The Union ministry of environment and forests (MoEF) constituted a high level working group under K Kasturirangan to take a relook at the report and it was recommended that 37 percent of the Western Ghats, which constitute 60,000 sq km, be declared as ESA.

The Central and state governments, keeping with their ‘privatised development’ narrative, have repeatedly been seeking more and more exclusion of eco-sensitive areas from the 56,825 sq km left as ESA now. This is being done claiming the need for ‘development’ while ignoring the urgency of ‘environment protection.’

Large swathes of the Western Ghats, much like the Himalayas, are thus being thrown open for construction of multi-lane highways, irrigation and hydropower projects etc. along with tourism and the growing demand for private farmhouses and weekend homes away from crowded cities like Mumbai and Pune.

Pathanamthitta hill excavation

Warnings go unnoticed

In fact, barely five years after the Malin incident and even before accomplishing the promised rehabilitation of all the survivors of the tragedy, the Maharashtra government announced the New Mahabaleshwar development project, providing the urban neo-rich with “a chance to have your own space at this beautiful location called New Mahabaleshwar – Koynanagar”.

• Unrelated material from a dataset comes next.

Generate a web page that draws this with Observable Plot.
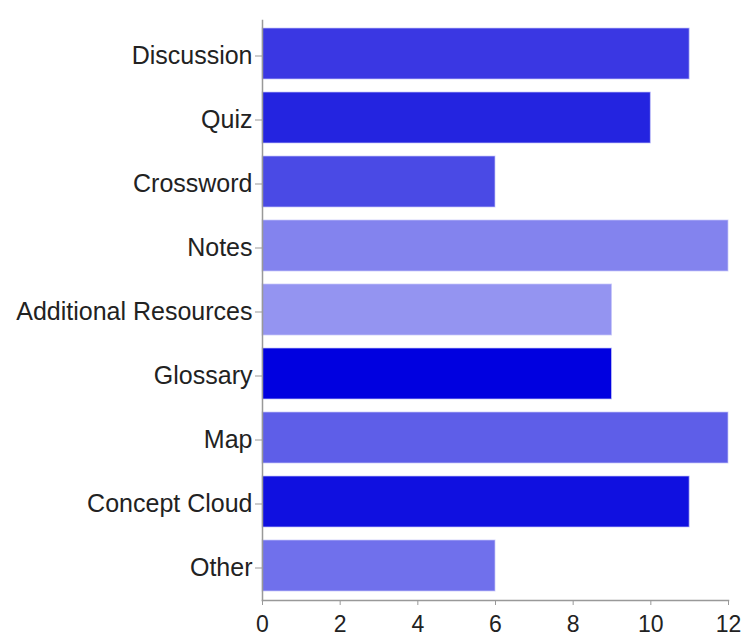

The way Maharashtra Tourism Development Corporation is promoting it, the project is expected to be a big draw among the educated, upwardly mobile class from the country’s top metros. It promises a modern hill station, “an amicable destination, offering a pleasant getaway from the hectic city life,” ironically located in the seismically vulnerable backwaters of the Koyna dam.

Many amongst the targeted population wouldn’t have heard of Gadgil or his report on the Western Ghats. And even if the odd one amongst them has, they would rather ignore or even ridicule the cautionary notes it holds. The warnings held by the recurring tragedies, whether in Uttarakhand, Malin or even Mumbai, will go unnoticed as well.

Like the hills and valleys in the Himalayas, the alluring landscape of the Western Ghat captivates one and all with its tourism and investment potential.